Carter Ratcliff's avatar

The hegemony you mention is that of the professional art world, and it makes complete sense that you were frustrated by it and went on to become the artist you are now, immersed in the fullness of time and the light that fills space in its revelatory way.

joe giordano's avatar

Serious art begins when the intention to pursue a personal vision is not compromised.

Political art becomes problematic when an overemphasis on the message diminishes the work’s agency.

The argument that all serious art is political was proven to be true in NAZI Germany.

The dialectic between apolitical and political content should and will provoke questions within the boundaries of aesthetic inquiry.
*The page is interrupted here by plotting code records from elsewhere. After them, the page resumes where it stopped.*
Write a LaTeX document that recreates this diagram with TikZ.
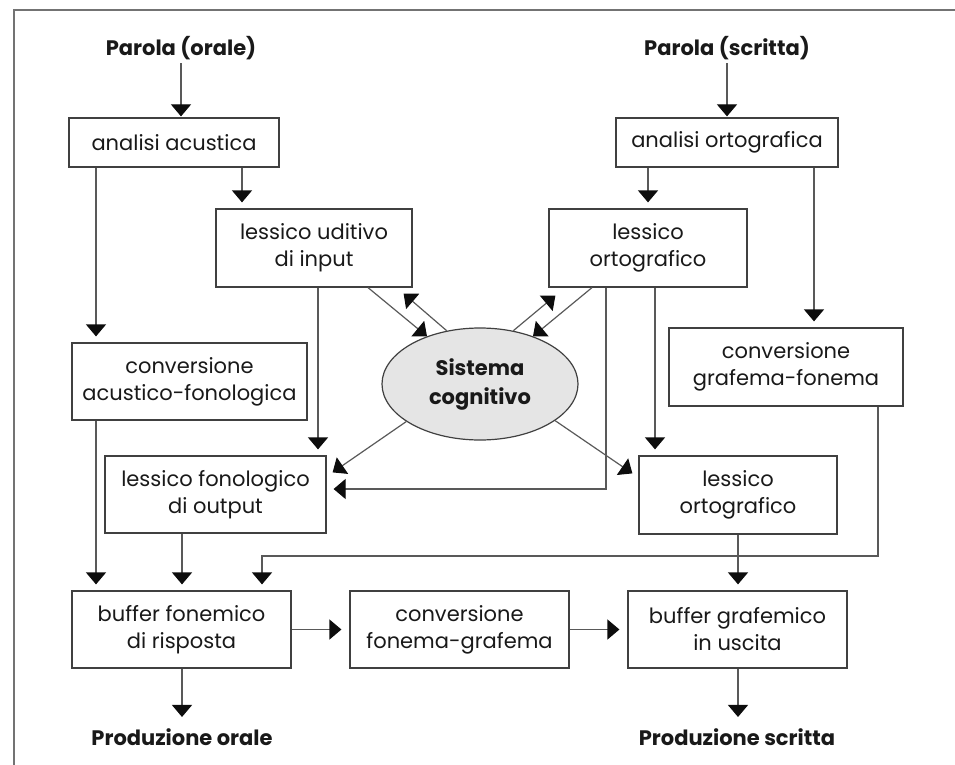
\documentclass[tikz,border=0pt]{standalone}
\usepackage{fontspec}
\setmainfont{Poppins}
\usetikzlibrary{shapes.geometric, arrows.meta, positioning}

\begin{document}
\begin{tikzpicture}
  [
    x=1pt, y=-1pt,
    every node/.style={font=\fontsize{21}{27}\selectfont, text=black!90},
    Box/.style={rectangle, draw=black!75, line width=1.2pt, align=center, inner sep=0pt, minimum height=77pt},
    Title/.style={font=\fontsize{21}{27}\selectfont\bfseries},
    Cog/.style={ellipse, draw=black!75, fill=black!10, line width=1.2pt, align=center, inner sep=0pt, minimum width=196pt, minimum height=112pt, font=\fontsize{21}{29}\selectfont\bfseries},
    Arrow/.style={-{Triangle[width=20pt, length=12pt, color=black!95]}, draw=black!65, line width=1.2pt, shorten >=6pt},
    Edge/.style={Arrow, shorten >=0pt}
  ]
  \useasboundingbox (0,0) rectangle (955,765);
  \draw [black!55, line width=1.5pt] (955,10) -- (14,10) -- (14,765);

  % Nodes
  \node[Title] (po) at (181, 48) {Parola (orale)};
  \node[Title] (ps) at (727, 48) {Parola (scritta)};

  \node[Box, minimum width=210pt, minimum height=49pt] (aa) at (174, 142.5) {analisi acustica};
  \node[Box, minimum width=222pt, minimum height=49pt] (ao) at (727, 142.5) {analisi ortografica};

  \node[Box, minimum width=196pt, minimum height=78pt] (lu) at (314, 248) {lessico uditivo\\di input};
  \node[Box, minimum width=198pt, minimum height=78pt] (lo) at (648, 248) {lessico\\ortografico};

  \node[Cog] (sc) at (480, 384) {Sistema\\cognitivo};

  \node[Box, minimum width=235pt] (caf) at (189.5, 381.5) {conversione\\acustico-fonologica};
  \node[Box, minimum width=234pt, minimum height=78pt] (cgf) at (786, 367) {conversione\\grafema-fonema};

  \node[Box, minimum width=221pt] (lf) at (215.5, 494.5) {lessico fonologico\\di output};
  \node[Box, minimum width=198pt, minimum height=78pt] (lo2) at (738, 495) {lessico\\ortografico};

  \node[Box, minimum width=219pt] (bf) at (181.5, 629.5) {buffer fonemico\\di risposta};
  \node[Box, minimum width=219pt] (cfg) at (459.5, 629.5) {conversione\\fonema-grafema};
  \node[Box, minimum width=219pt] (bg) at (737.5, 629.5) {buffer grafemico\\in uscita};

  \node[Title] (pro) at (182, 737) {Produzione orale};
  \node[Title] (prs) at (737, 737) {Produzione scritta};

  % Lines
  \path [Arrow, shorten >=1pt] (po) -- (po |- aa.north);
  \path [Arrow, shorten >=1pt] (ps) -- (ps |- ao.north);
  \path [Arrow] (96,0 |- aa.south) -- (96,0 |- caf.north);
  \path [Arrow] (242,0 |- aa.south) -- (242,0 |- lu.north);
  \path [Arrow] (648,0 |- ao.south) -- (648,0 |- lo.north);
  \path [Arrow] (814,0 |- ao.south) -- (814,0 |- cgf.north);

  \path [Arrow] (318,0 |- lu.south) -- (318,0 |- lf.north);
  \path [Edge] (368,0 |- lu.south) -- (sc.138);
  \path [Edge] (sc.122) -- ([xshift=-9pt, yshift=-6pt]lu.south east);
  \path [Edge] (592,0 |- lo.south) -- (sc.42);
  \path [Edge] (sc.58) -- ([xshift=7pt, yshift=-8pt]lo.south west);
  \path [Edge] (sc.207) -- ([xshift=6pt, yshift=-17pt]lf.north east);
  \path [Edge] (sc.334) -- ([xshift=-6pt, yshift=-18pt]lo2.north west);
  \path [Arrow, shorten >=7pt] (606,0 |- lo.south) |- ([yshift=5.5pt]lf.east);
  \path [Arrow] (655,0 |- lo.south) -- (655,0 |- lo2.north);

  \path [Arrow] (96,0 |- caf.south) -- (96,0 |- bf.north);
  \path [Arrow] (182,0 |- lf.south) -- (182,0 |- bf.north);
  \path [Arrow] (878,0 |- cgf.south) |- (262,556) -- (262,0 |- bf.north);
  \path [Arrow] (738,0 |- lo2.south) -- (738,0 |- bg.north);

  \path [Arrow, shorten >=8pt] (bf) -- (cfg);
  \path [Arrow, shorten >=8pt] (cfg) -- (bg);
  \path [Arrow, shorten >=8pt] (182,0 |- bf.south) -- (pro.north);
  \path [Arrow, shorten >=8pt] (738,0 |- bg.south) -- (738,0 |- prs.north);

\end{tikzpicture}
\end{document}
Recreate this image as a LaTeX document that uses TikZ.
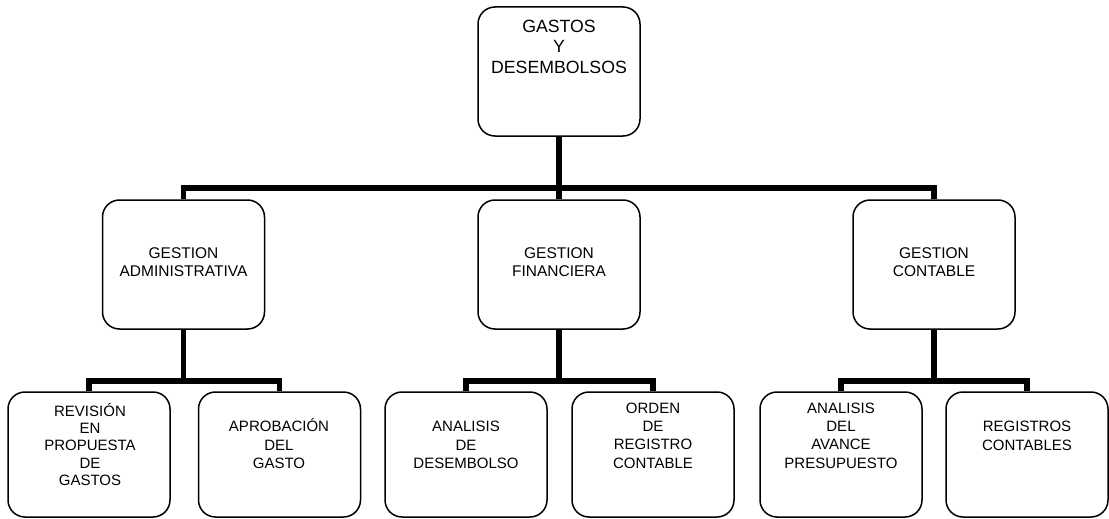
\documentclass[tikz,border=0pt]{standalone}
\usepackage{fontspec}
\setmainfont{Liberation Sans}
% zero-width strut that fixes the height of a label's first line
\newcommand{\lnstrut}{\rule{0pt}{1em}}
\begin{document}
\begin{tikzpicture}[x=1pt,y=-1pt,
  box/.style={draw, line width=1.5pt, rounded corners=17pt,
    minimum width=162pt, minimum height=129pt, inner sep=0pt},
  leaf/.style={box, minimum height=125pt},
  lbl/.style={anchor=north, align=center, inner sep=0pt},
  toplbl/.style={lbl, font=\fontsize{17.7}{20.5}\selectfont},
  midlbl/.style={lbl, font=\fontsize{15.5}{18}\selectfont},
  leaflbl/.style={lbl, font=\fontsize{15}{18.2}\selectfont},
  conn/.style={line width=5.5pt, line join=miter},
]
\useasboundingbox (0,0) rectangle (1109,519);

% boxes
\node[box] (top) at (559,71.5) {};
\node[box] (g1) at (183.5,264.5) {};
\node[box] (g2) at (559,264.5) {};
\node[box] (g3) at (934,264.5) {};
\node[leaf] (b1) at (89,454.5) {};
\node[leaf] (b2) at (279.5,454.5) {};
\node[leaf] (b3) at (466,454.5) {};
\node[leaf] (b4) at (653,454.5) {};
\node[leaf] (b5) at (841,454.5) {};
\node[leaf] (b6) at (1027,454.5) {};

% labels
\node[toplbl] (ttop) at (559,14.3) {\lnstrut GASTOS\\Y\\DESEMBOLSOS};
\node[midlbl] (tg1) at (183.5,242.5) {\lnstrut GESTION\\ADMINISTRATIVA};
\node[midlbl] (tg2) at (559,242.5) {\lnstrut GESTION\\FINANCIERA};
\node[midlbl] (tg3) at (934,242.5) {\lnstrut GESTION\\CONTABLE};
\node[leaflbl, font=\fontsize{15}{17.1}\selectfont] (tb1) at (90,401.5)
  {\lnstrut REVISIÓN\\EN\\PROPUESTA\\DE\\GASTOS};
\node[leaflbl] (tb2) at (279,416.7) {\lnstrut APROBACIÓN\\DEL\\GASTO};
\node[leaflbl] (tb3) at (466,416.7) {\lnstrut ANALISIS\\DE\\DESEMBOLSO};
\node[leaflbl] (tb4) at (653,398.3) {\lnstrut ORDEN\\DE\\REGISTRO\\CONTABLE};
\node[leaflbl] (tb5) at (841,398.3) {\lnstrut ANALISIS\\DEL\\AVANCE\\PRESUPUESTO};
\node[leaflbl] (tb6) at (1027,416.7) {\lnstrut REGISTROS\\CONTABLES};

% junction points of the connector bars
\path (top.south) ++(0,51) coordinate (bus);
\path (g1.south) ++(0,51) coordinate (j1);
\path (g2.south) ++(0,51) coordinate (j2);
\path (g3.south) ++(0,51) coordinate (j3);

% connectors
\draw[conn] (top.south) -- (g2.north);
\draw[conn] (g1.north) |- (bus) -| (g3.north);
\draw[conn] (g1.south) -- (j1);
\draw[conn] (b1.north) |- (j1) -| (b2.north);
\draw[conn] (g2.south) -- (j2);
\draw[conn] (b3.north) |- (j2) -| (b4.north);
\draw[conn] (g3.south) -- (j3);
\draw[conn] (b5.north) |- (j3) -| (b6.north);
\end{tikzpicture}
\end{document}
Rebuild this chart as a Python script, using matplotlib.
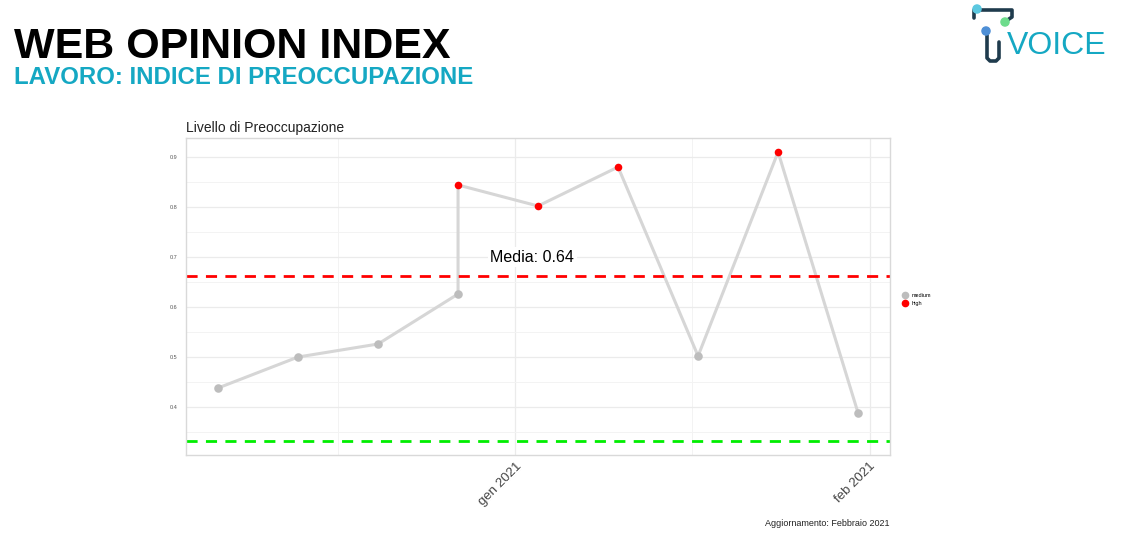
import numpy as np
import pandas as pd
import matplotlib
matplotlib.use("Agg")
import matplotlib.pyplot as plt
import matplotlib.dates as mdates
from matplotlib.lines import Line2D

plt.rcParams['font.family'] = ['Liberation Sans', 'DejaVu Sans']

# weekly values
dates = pd.to_datetime(['2020-12-06', '2020-12-13', '2020-12-20', '2020-12-27',
                        '2020-12-27', '2021-01-03', '2021-01-10', '2021-01-17',
                        '2021-01-24', '2021-01-31'])
values = [0.438, 0.500, 0.526, 0.626, 0.844, 0.802, 0.880, 0.502, 0.910, 0.388]
levels = ['medium', 'medium', 'medium', 'medium', 'high', 'high', 'high',
          'medium', 'high', 'medium']
level_colors = {'medium': '#bdbdbd', 'high': '#ff0000'}
upper_line = 0.662
lower_line = 0.332
media_label = 'Media: 0.64'

fig = plt.figure(figsize=(11.22, 5.45), dpi=100)
ax = fig.add_axes([0.1658, 0.1651, 0.6275, 0.5817])

ax.plot(dates, values, color='#d6d6d6', lw=2.2, zorder=2)
for lvl in ['medium', 'high']:
    d = [x for x, l in zip(dates, levels) if l == lvl]
    v = [y for y, l in zip(values, levels) if l == lvl]
    ax.scatter(d, v, s=38 if lvl == 'medium' else 30, color=level_colors[lvl],
               zorder=3, linewidths=0)

ax.axhline(upper_line, color='#ff0000', lw=2, ls=(0, (4, 3)), zorder=2)
ax.axhline(lower_line, color='#00ee00', lw=2, ls=(0, (4, 3)), zorder=2)

ax.text(pd.Timestamp('2021-01-02 12:00'), 0.70, media_label, fontsize=11.5, ha='center',
        va='center', bbox=dict(facecolor='white', edgecolor='none', pad=2), zorder=4)

span = dates.max() - dates.min()
ax.set_xlim(dates.min() - span * 0.05, dates.max() + span * 0.05)
ax.set_ylim(0.304, 0.938)

ax.set_yticks([0.4, 0.5, 0.6, 0.7, 0.8, 0.9])
ax.set_yticks([0.35, 0.45, 0.55, 0.65, 0.75, 0.85], minor=True)
ax.set_yticklabels(['0.4', '0.5', '0.6', '0.7', '0.8', '0.9'], fontsize=4, color='#555555')
xt = pd.to_datetime(['2021-01-01', '2021-02-01'])
ax.set_xticks(xt)
ax.set_xticks(pd.to_datetime(['2020-12-16 12:00', '2021-01-16 12:00']), minor=True)
ax.set_xticklabels(['gen 2021', 'feb 2021'], rotation=45, ha='right',
                   rotation_mode='anchor', fontsize=9.5, color='#444444')
ax.tick_params(which='both', length=0, pad=4)
ax.tick_params(axis='y', pad=6)

ax.grid(which='major', color='#ebebeb', lw=0.9)
ax.grid(which='minor', color='#f3f3f3', lw=0.7)
ax.set_axisbelow(True)
for s in ax.spines.values():
    s.set_color('#d9d9d9')
    s.set_linewidth(1)

ax.set_title('Livello di Preoccupazione', loc='left', fontsize=10, pad=4, color='#222222')

handles = [Line2D([], [], marker='o', ls='', color=level_colors[k], markersize=4.5)
           for k in ['medium', 'high']]
fig.legend(handles, ['medium', 'high'], loc='center left', bbox_to_anchor=(0.797, 0.45),
           frameon=False, fontsize=4, handletextpad=0.2, labelspacing=0.5)

# header
fig.text(0.0125, 1 - 58 / 545, 'WEB OPINION INDEX', fontsize=31, fontweight='bold',
         color='black', va='baseline', ha='left')
fig.text(0.0125, 1 - 84.5 / 545, 'LAVORO: INDICE DI PREOCCUPAZIONE', fontsize=17.3,
         fontweight='bold', color='#15a8c3', va='baseline', ha='left')
fig.text(0.7932, 0.04, 'Aggiornamento: Febbraio 2021', fontsize=6.5, ha='right',
         va='center', color='#222222')

# logo, drawn in pixel coordinates
lax = fig.add_axes([0, 0, 1, 1], facecolor='none')
lax.set_xlim(0, 1122)
lax.set_ylim(545, 0)
lax.axis('off')
navy = '#1f3b4d'
lax.plot([974, 974, 1012, 1012, 1006], [18, 10, 10, 17, 21], color=navy, lw=2.6,
         solid_capstyle='round', solid_joinstyle='round')
lax.plot([987, 987, 990, 996, 999, 999], [32, 58, 61, 61, 58, 42], color=navy, lw=2.6,
         solid_capstyle='round', solid_joinstyle='round')
lax.scatter([977, 1005, 986], [9, 22, 31], s=34,
            color=['#5bc8e0', '#6ddc8c', '#4e8fd6'], zorder=3)
fig.text(1007 / 1122, 1 - 54 / 545, 'VOICE', fontsize=23, color='#15a8c3',
         va='baseline', ha='left')

fig.savefig('out.png', dpi=100)
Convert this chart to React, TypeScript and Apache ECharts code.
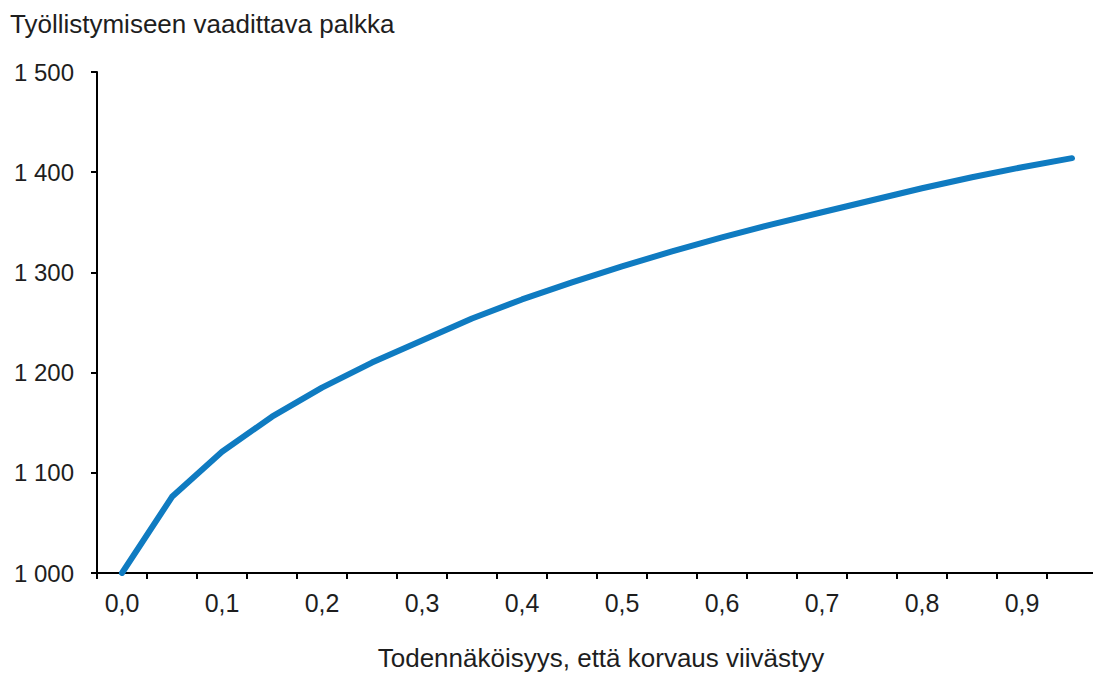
import React, { useEffect, useRef } from "react";
import * as echarts from "echarts";

const categories = [0, 0.05, 0.1, 0.15, 0.2, 0.25, 0.3, 0.35, 0.4, 0.45, 0.5, 0.55, 0.6, 0.65, 0.7, 0.75, 0.8, 0.85, 0.9, 0.95];
const wage = [1000, 1076, 1121, 1156, 1185, 1210, 1232, 1254, 1273, 1290, 1306, 1321, 1335, 1348, 1360, 1372, 1384, 1395, 1405, 1414];
const title = "Työllistymiseen vaadittava palkka";
const xName = "Todennäköisyys, että korvaus viivästyy";

const FONT = "'Liberation Sans', Arial, sans-serif";
const TXT = "#1e1e1e";
const FS = 26;

export default function App() {
  const ref = useRef<HTMLDivElement>(null);
  useEffect(() => {
    if (!ref.current) return;
    const chart = echarts.init(ref.current, null, { renderer: "svg" });
    chart.setOption({
      animation: false,
      title: {
        text: title,
        left: 2,
        top: 3,
        padding: 0,
        textStyle: { fontFamily: FONT, fontSize: FS, fontWeight: "normal", color: TXT },
      },
      grid: { left: 89, right: 4, top: 64, bottom: 104, containLabel: false },
      xAxis: {
        type: "category",
        data: categories.map(String),
        boundaryGap: true,
        name: xName,
        nameLocation: "middle",
        nameGap: 72,
        nameTextStyle: { fontFamily: FONT, fontSize: FS, color: TXT, padding: [0, 0, 0, 8] },
        axisLine: { lineStyle: { color: "#000", width: 2 } },
        axisTick: { show: true, interval: 0, length: 6, lineStyle: { color: "#000", width: 2 } },
        axisLabel: {
          interval: 1,
          margin: 17,
          fontFamily: FONT,
          fontSize: 25,
          color: TXT,
          formatter: (v: string) => Number(v).toFixed(1).replace(".", ","),
        },
        splitLine: { show: false },
      },
      yAxis: {
        type: "value",
        min: 1000,
        max: 1500,
        interval: 100,
        axisLine: { show: true, lineStyle: { color: "#000", width: 2 } },
        axisTick: { show: true, length: 6, lineStyle: { color: "#000", width: 2 } },
        axisLabel: {
          margin: 23,
          fontFamily: FONT,
          fontSize: 24,
          color: TXT,
          formatter: (v: number) => String(v).replace(/\B(?=(\d{3})+(?!\d))/g, " "),
        },
        splitLine: { show: false },
      },
      series: [
        {
          type: "line",
          data: wage,
          showSymbol: false,
          symbol: "none",
          lineStyle: { color: "#0f7bc1", width: 6, cap: "round", join: "round" },
        },
      ],
    });
    return () => chart.dispose();
  }, []);
  return <div ref={ref} style={{ width: 1093, height: 669 }} />;
}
The work of Picasso’s Guernica, the murals of Diego Rivera, and the work of Ad Reinhardt and Giorgio Morandi are equally valid and essential in the critical dialogue within the Great Tradition of Western Art.

jg

Kenneth Morford's avatar

I admire your intellectual honesty. If this is guilt you are feeling for being a poet, then may I say how this could be the result of our culture’s endless debriding of the artist’s soul. I remember the chosen method of execution for the Mapplethorpe exhibition. Our country was not yet Trumpian enough to say they hated homosexuals and so the idea that Helms and his prepubescent demagogues actually cared about the NEA was the best they could come up with. Of course, there was never any comparable condemnation of the obscene conflicts you itemized. Artists and poets then, are left to destroy themselves.